Rule #1 – Create a VALUABLE program
Remember this is a partnership; it must be valuable to BOTH parties. The value for you is obviously discounts, products, support, money, etc. but what’s the value to your partner? Figure out what you’re going to offer back to your partner that’s going to help them reach their goals. If you don’t know what your partners goals are, maybe that should be the first thing you find out. Their goals may be to break into a new market, launch a new product, or simply sell more of their current products. Some companies are after television exposure, some after live events with high attendance, others may simply want you to help develop and test new products. Try and do your best to adapt to a partner’s goals, but also be able to accept the fact that some partnerships are just not going to work. For instance, a tire company who is looking to test and promote their new competition racing slick has little use for a drifting team who has to run street tires. Make sure your value is relevant to that company you’re going after as well. I don’t know how many times I have seen or heard people ask for free parts because they park their car on a busy street at work or they drive on busy highways every day. That has almost no value to an aftermarket performance parts company. Even if 10,000 people drive by your car every day, how many of them actually drive cars your partner makes products for and are interested in modifying that car? Out of that number, how many of those are going to be swayed into purchasing a particular brand because they saw it on a parked car they drove by on the way to Yogurtland? The answer is almost none.
The reality is, the reason companies do partnerships is in hopes that the exposure and credibility your program provides them enough value in return to cover their investment in you and more, but yet again that value could come from many different avenues. Your R&D feedback could result in a better product that is easier to sell. Just having their product on a race car in general will allow them to say their product is “track proven” which could lead to more sales. Or perhaps if it’s a large enough company they just want a tax write off that gives them brand recognition and exposure in return.
I already had BC Racing Suspension on my 370Z in 2010 so the value they provided me in 2011 was simply allowing me to put my car in their booth at SEMA that year. It cost them nothing but it allowed me to land many other partnerships simply because they wanted their product on a booth car at SEMA.
Rule #2 – Figure out what you actually need
We’ve already discussed value for your potential partner, but what about for you? You must figure out what you actually need and don’t stray from it. It’s quite possible that you’re going to get into a situation at some point where you’re going to be negotiating partnerships with two or more companies that are going to offer you the same product.
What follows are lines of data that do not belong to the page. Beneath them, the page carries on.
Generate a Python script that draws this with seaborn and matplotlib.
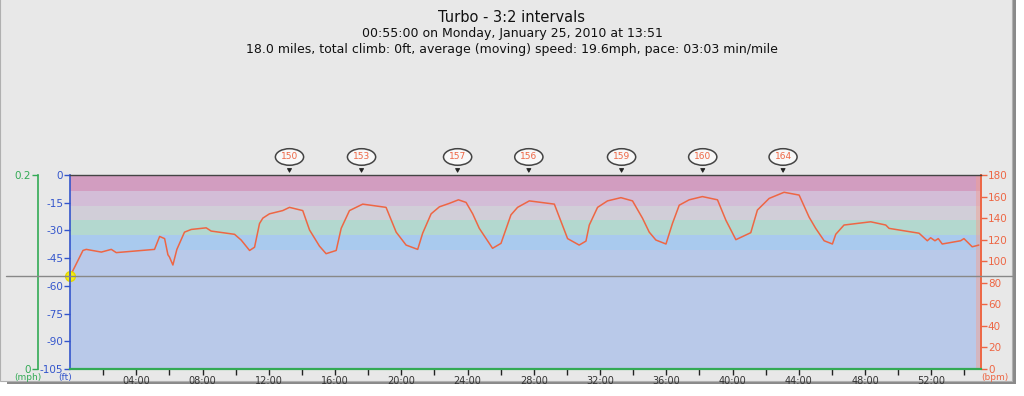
import matplotlib
matplotlib.use("Agg")
import matplotlib.pyplot as plt
from matplotlib.lines import Line2D
from matplotlib.patches import Rectangle
import seaborn as sns
import pandas as pd

# Heart rate trace (minutes, bpm)
minutes = [0.0, 0.78, 0.98, 1.89, 2.49, 2.79, 5.10, 5.41, 5.71, 5.91, 6.0, 6.21, 6.45,
           6.91, 7.32, 8.22, 8.52, 9.93, 10.33, 10.84, 11.14, 11.44, 11.64, 12.04, 12.84,
           13.25, 14.05, 14.46, 15.06, 15.46, 16.07, 16.37, 16.87, 17.67, 19.08, 19.69,
           20.29, 20.99, 21.29, 21.80, 22.30, 22.90, 23.45, 23.91, 24.31, 24.71, 25.51,
           26.02, 26.62, 27.02, 27.73, 29.24, 30.04, 30.74, 31.15, 31.35, 31.85, 32.45,
           33.26, 33.96, 34.56, 34.97, 35.37, 35.98, 36.37, 36.78, 37.38, 38.18, 39.09,
           39.60, 40.20, 41.10, 41.50, 42.21, 43.11, 44.02, 44.62, 45.02, 45.53, 46.03,
           46.23, 46.73, 48.34, 49.25, 49.45, 51.26, 51.76, 51.96, 52.22, 52.42, 52.66,
           53.77, 53.97, 54.47, 54.87]
heart_rate = [86, 110, 111, 108.5, 111, 108, 111, 123, 121, 106, 104, 96.5, 111,
              127, 129.5, 131, 128, 125, 119.7, 110, 113, 135, 140, 144, 147,
              150, 147, 129, 114, 107, 110, 130.5, 147, 153, 150, 127,
              115, 111, 126, 144, 150.5, 153.7, 157, 154.6, 144, 130.5, 112,
              116.6, 143, 150, 156, 153, 121, 115, 118.7, 133.6, 150, 156,
              159, 156, 140, 127, 119.7, 116, 135, 152, 157, 160, 157,
              138, 120, 126.5, 147.5, 158.3, 164, 161.4, 141, 130.5, 119, 116,
              125, 133.6, 136.6, 133.6, 130.5, 126, 119, 121.8, 119, 121, 116,
              119, 121, 113.4, 115]

# Interval peak callouts
peak_minutes = [13.25, 17.6, 23.4, 27.7, 33.3, 38.2, 43.05]
peak_labels = ["150", "153", "157", "156", "159", "160", "164"]

# Heart-rate zones (bpm)
zone_edges = [0, 110, 124, 138, 151, 165, 180]
zone_colors = ["#b9c9e9", "#a9caee", "#b3d8cf", "#d1ced8", "#d3bdd7", "#d29dc0"]

ft_ticks = [0, -15, -30, -45, -60, -75, -90, -105]
bpm_ticks = [0, 20, 40, 60, 80, 100, 120, 140, 160, 180]
time_ticks = list(range(4, 55, 4))
time_labels = [f"{m:02d}:00" for m in time_ticks]

title_lines = ["Turbo - 3:2 intervals",
               "00:55:00 on Monday, January 25, 2010 at 13:51",
               "18.0 miles, total climb: 0ft, average (moving) speed: 19.6mph, pace: 03:03 min/mile"]

blue = "#3355cc"
green = "#33aa55"
red = "#ee6644"

sns.set_theme(style="white")
plt.rcParams["font.family"] = ["DejaVu Sans"]

fig = plt.figure(figsize=(10.24, 3.96), dpi=100, facecolor="white")
# panel with drop shadow
fig.add_artist(Rectangle((0.007, 0.030), 0.985, 0.975, transform=fig.transFigure,
                         facecolor="#8a8a8a", edgecolor="none", zorder=-3))
fig.add_artist(Rectangle((0.0, 0.038), 0.988, 0.97, transform=fig.transFigure,
                         facecolor="#e8e8e8", edgecolor="#b0b0b0", lw=0.8, zorder=-2))

ax = fig.add_axes([0.0684, 0.0682, 0.8896, 0.4898])
ax.set_facecolor("none")
ax.set_xlim(0, 55)
ax.set_ylim(-105, 0)
ax.set_yticks(ft_ticks)
ax.set_yticklabels([str(v) for v in ft_ticks])
ax.tick_params(axis="y", colors=blue, labelsize=7.5, length=4, width=1, direction="out", pad=1)
ax.set_xticks(time_ticks)
ax.set_xticklabels(time_labels)
ax.set_xticks(range(2, 55, 4), minor=True)
ax.tick_params(axis="x", which="both", colors="#222222", labelcolor="#333333",
               labelsize=7, length=4, width=1, direction="out", pad=1, bottom=True)
ax.spines["left"].set_color(blue)
ax.spines["left"].set_linewidth(1.2)
ax.spines["bottom"].set_color(green)
ax.spines["bottom"].set_linewidth(1.6)
ax.spines["top"].set_color("#444444")
ax.spines["top"].set_linewidth(1.0)
ax.spines["right"].set_visible(False)

# heart rate axis (right)
ax_hr = ax.twinx()
ax_hr.set_zorder(ax.get_zorder() - 1)
ax.patch.set_visible(False)
ax_hr.set_ylim(0, 180)
ax_hr.set_xlim(0, 55)
for lo, hi, c in zip(zone_edges[:-1], zone_edges[1:], zone_colors):
    ax_hr.axhspan(lo, hi, color=c, lw=0, zorder=0)
ax_hr.axvspan(54.7, 55, color="#f4a090", alpha=0.45, lw=0, zorder=1)
df = pd.DataFrame({"minute": minutes, "bpm": heart_rate})
sns.lineplot(data=df, x="minute", y="bpm", ax=ax_hr, color=red, lw=1.1,
             estimator=None, sort=False, zorder=3)
ax_hr.set_xlabel("")
ax_hr.set_ylabel("")
ax_hr.set_yticks(bpm_ticks)
ax_hr.tick_params(axis="y", colors=red, labelsize=7.5, length=4, width=1, direction="out", pad=1)
ax_hr.spines["right"].set_color(red)
ax_hr.spines["right"].set_linewidth(1.4)
for s in ["left", "top", "bottom"]:
    ax_hr.spines[s].set_visible(False)

# speed axis (outer left, green)
ax_mph = ax.twinx()
ax_mph.set_ylim(0, 0.2)
ax_mph.spines["left"].set_visible(True)
ax_mph.spines["left"].set_position(("outward", 23))
ax_mph.spines["left"].set_color(green)
ax_mph.spines["left"].set_linewidth(1.2)
for s in ["right", "top", "bottom"]:
    ax_mph.spines[s].set_visible(False)
ax_mph.yaxis.set_ticks_position("left")
ax_mph.yaxis.set_label_position("left")
ax_mph.set_yticks([0, 0.2])
ax_mph.set_yticklabels(["0", "0.2"])
ax_mph.tick_params(axis="y", colors=green, labelsize=7.5, length=4, width=1, pad=1)
ax_mph.patch.set_visible(False)

# unit labels
fig.text(0.027, 0.058, "(mph)", color=green, fontsize=6.5, ha="center", va="top")
fig.text(0.064, 0.058, "(ft)", color=blue, fontsize=6.5, ha="center", va="top")
fig.text(0.972, 0.058, "(bpm)", color=red, fontsize=6.5, ha="center", va="top")

# peak callouts
for m, lab in zip(peak_minutes, peak_labels):
    ax_hr.annotate(lab, xy=(m, 180), xytext=(0, 13), textcoords="offset points",
                   ha="center", va="center", fontsize=6.5, color=red,
                   bbox=dict(boxstyle="ellipse,pad=0.15", fc="#f8f8f8",
                             ec="#444444", lw=1.1),
                   arrowprops=dict(arrowstyle="wedge,tail_width=0.45,shrink_factor=0.5",
                                   fc="#222222", ec="#222222", lw=0.6),
                   annotation_clip=False, zorder=6)

# cursor line and start marker
fig.add_artist(Line2D([0.006, 0.988], [1 - 276 / 396, 1 - 276 / 396],
                      transform=fig.transFigure, color="#888888", lw=1.0, zorder=5))
ax_hr.plot([minutes[0]], [heart_rate[0]], "o", color="#f5ee10", ms=7, mec="#e6d800",
           clip_on=False, zorder=7)

# title block
fig.text(0.5, 0.957, title_lines[0], ha="center", va="center", fontsize=10.5, color="#111111")
fig.text(0.5, 0.915, title_lines[1], ha="center", va="center", fontsize=9, color="#111111")
fig.text(0.5, 0.875, title_lines[2], ha="center", va="center", fontsize=9, color="#111111")

fig.savefig("out.png", dpi=100, facecolor="white")
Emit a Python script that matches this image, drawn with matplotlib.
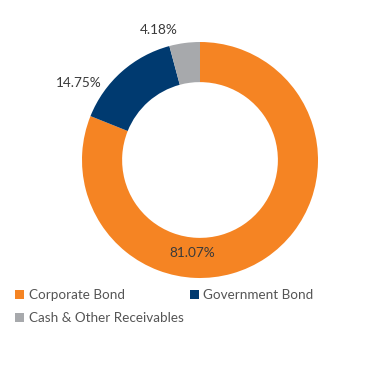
import numpy as np
import matplotlib.pyplot as plt

plt.rcParams['font.family'] = ['Lato', 'DejaVu Sans']

# data
categories = ['Corporate Bond', 'Government Bond', 'Cash & Other Receivables']
values = [81.07, 14.75, 4.18]
colors = ['#F58423', '#003A70', '#A7A9AC']
labels = ['81.07%', '14.75%', '4.18%']

# where each percentage label sits (angle in degrees, radius)
label_pos = [(-95, 0.79), (147.7, 1.22), (107.5, 1.155)]

fig = plt.figure(figsize=(3.69, 3.90), dpi=100)
ax = fig.add_axes([82 / 369, (390 - 278) / 390, 236 / 369, 236 / 390])

wedges, _ = ax.pie(values, colors=colors, startangle=90, counterclock=False,
                   radius=1.0, wedgeprops=dict(width=0.34, edgecolor='none'))
ax.set_xlim(-1, 1)
ax.set_ylim(-1, 1)
ax.set_aspect('equal')
ax.axis('off')

for (ang, r), txt in zip(label_pos, labels):
    a = np.deg2rad(ang)
    ax.text(r * np.cos(a), r * np.sin(a), txt, ha='center', va='center',
            fontsize=9.8, color='#3a3a3a')

# legend fills column-wise, so reorder to read row by row
order = [0, 2, 1]
leg = fig.legend([wedges[i] for i in order], [categories[i] for i in order],
                 ncol=2, loc='upper left',
                 bbox_to_anchor=(10 / 369, 1 - 284 / 390), frameon=False,
                 prop=dict(size=9.7),
                 handlelength=0.65, handleheight=0.65,
                 handletextpad=0.35, columnspacing=0.45, labelspacing=0.8,
                 borderaxespad=0)
for t in leg.get_texts():
    t.set_color('#555555')

fig.savefig('out.png', dpi=100)
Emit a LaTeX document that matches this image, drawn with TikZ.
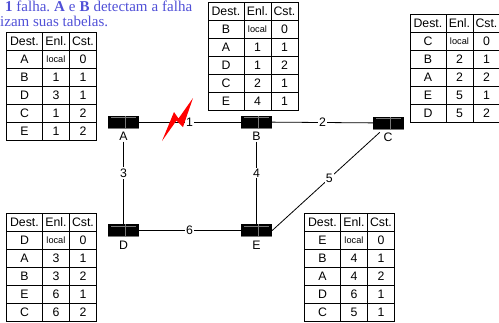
\documentclass[tikz,border=0pt]{standalone}
\usepackage{fontspec}
\setmainfont{Liberation Serif}
\newfontfamily\tabfont{Liberation Sans}
\usetikzlibrary{matrix}
\definecolor{headblue}{RGB}{80,80,215}
\definecolor{routergray}{RGB}{120,120,120}
\tikzset{
  x=1bp,y=-1bp,
  routertable/.style={matrix of nodes, anchor=north west, inner sep=0pt, outer sep=0pt,
    row sep=-0.9bp, column sep=-0.9bp,
    nodes={draw=black, line width=0.9bp, inner sep=0pt, outer sep=0pt, minimum height=18bp, anchor=center,
      font=\tabfont\fontsize{12.3bp}{12bp}\selectfont, text=black},
    column 1/.style={nodes={minimum width=36bp}},
    column 2/.style={nodes={minimum width=27bp}},
    column 3/.style={nodes={minimum width=27bp}}},
  small/.style={font=\tabfont\fontsize{9.2bp}{9bp}\selectfont},
  router/.style={fill=black, minimum width=31bp, minimum height=12.5bp, inner sep=0pt,
    path picture={
      \draw[routergray,line width=0.7bp] ([xshift=3bp,yshift=-2bp]path picture bounding box.north west) -- ([xshift=-3bp,yshift=-2bp]path picture bounding box.north east);
      \draw[routergray,line width=0.8bp] (path picture bounding box.south west) -- (path picture bounding box.south east);
      \draw[routergray,line width=0.8bp] ([xshift=2bp]path picture bounding box.north) -- ([xshift=2bp]path picture bounding box.south);
    }},
  routerlabel/.style={font=\tabfont\fontsize{12.3bp}{12bp}\selectfont, inner sep=0pt, minimum width=16bp, minimum height=10bp, text=black},
  link/.style={draw=black, line width=0.8bp},
  linklabel/.style={font=\tabfont\fontsize{12.3bp}{12bp}\selectfont, inner sep=1.2bp, fill=white, text=black},
  headline/.style={anchor=base west, inner sep=0pt, text=headblue, font=\fontsize{15bp}{15bp}\selectfont},
  bolt/.style={fill=red, draw=none}
}
\begin{document}
\begin{tikzpicture}
\useasboundingbox (0,0) rectangle (499,322);
\node[headline] (headA) at (5,11) {\makebox[187bp][s]{\textbf{1} falha.\hfill\ \textbf{A}\hfill\ e\hfill\ \textbf{B}\hfill\ detectam\hfill\ a\hfill\ falha}};
\node[headline] (headB) at (0,26.7) {izam suas tabelas.};

\node[router] (A) at (123.5,122) {};
\node[router] (B) at (256.5,122) {};
\node[router] (C) at (388.5,123) {};
\node[router] (D) at (123.5,230.5) {};
\node[router] (E) at (256.5,230.5) {};
\node[routerlabel] (Alab) at (123.5,136.5) {A};
\node[routerlabel] (Blab) at (256.5,136.5) {B};
\node[routerlabel] (Clab) at (388,137.5) {C};
\node[routerlabel] (Dlab) at (123.5,245) {D};
\node[routerlabel] (Elab) at (256.5,245) {E};

\draw[link] (A) -- node[linklabel,pos=.495] {1} (B);
\draw[link] (B) -- node[linklabel] {2} (C);
\draw[link] (Alab) -- node[linklabel,pos=.38] {3} (D);
\draw[link] (Blab) -- node[linklabel,pos=.38] {4} (E);
\draw[link] (E.east) -- node[linklabel,pos=.53] {5} (Clab.north west);
\draw[link] (D) -- node[linklabel,pos=.495] {6} (E);

\fill[bolt] (162,141) -- (174,112) -- (178.5,118.5) -- (193,98) -- (183,127) -- (176.5,120.5) -- cycle;

\matrix[routertable] (tA) at (6,32) {
Dest. & Enl. & Cst. \\
A & |[small]| local & 0 \\
B & 1 & 1 \\
D & 3 & 1 \\
C & 1 & 2 \\
E & 1 & 2 \\
};
\matrix[routertable] (tB) at (207.5,2) {
Dest. & Enl. & Cst. \\
B & |[small]| local & 0 \\
A & 1 & 1 \\
D & 1 & 2 \\
C & 2 & 1 \\
E & 4 & 1 \\
};
\matrix[routertable] (tC) at (409.5,14) {
Dest. & Enl. & Cst. \\
C & |[small]| local & 0 \\
B & 2 & 1 \\
A & 2 & 2 \\
E & 5 & 1 \\
D & 5 & 2 \\
};
\matrix[routertable] (tD) at (6,212.5) {
Dest. & Enl. & Cst. \\
D & |[small]| local & 0 \\
A & 3 & 1 \\
B & 3 & 2 \\
E & 6 & 1 \\
C & 6 & 2 \\
};
\matrix[routertable] (tE) at (304,212.5) {
Dest. & Enl. & Cst. \\
E & |[small]| local & 0 \\
B & 4 & 1 \\
A & 4 & 2 \\
D & 6 & 1 \\
C & 5 & 1 \\
};
\end{tikzpicture}
\end{document}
Obviously you can only choose one so you better know what’s valuable to you. Just like with your partners, value can come in many forms for you as well. Free product and or cash are obvious values but most value is not as obvious and sometimes can lead to you making the wrong choice if you’re not looking at the whole picture. Let’s say hypothetically I am being offered partnerships from two different energy drink companies. Red Bull is offering me nothing more than one case of product a month. The other company is a start-up that nobody has ever heard of, but they’re offering me free product and a $2,000 cash signing bonus. I am going to take the Red Bull deal in a heartbeat. Why? Because being an official Red Bull athlete has way more value. If they promote me at all on their Facebook page, which would again cost them nothing, they are promoting me to nearly 41 million people. If just 1% of them go to my page and like it, I all of a sudden have 410,000 new fans. If just 25% of those new fans watch the video I posted from my last race, that video just got over 100,000 views. That’s going to make it a lot easier to get far more than $2,000 worth of new partnerships. Not to mention, if I do a good job impressing Red Bull, they’re more likely to offer me much more than free product the next season. Always try and find things that don’t cost your partner any money, but can add value to your program like helping promote you on their social media, using a photo of your car in their next magazine ad, allowing you to put your car in their booth at SEMA, etc. They will almost certainly agree to it since it doesn’t cost them money and it will make the rest of your partners happy as well. The bigger your program gets, the more everyone receives in return.
The partnership proposal I created for the Yost Autosport #YAE92 M3 race program I am working on for 2014 features eight pages, four of which are simply renderings of the car, pit equipment, driving suits, etc. with that company’s logo on them. Visualization is more likely to invoke an emotional response than overloading them with information.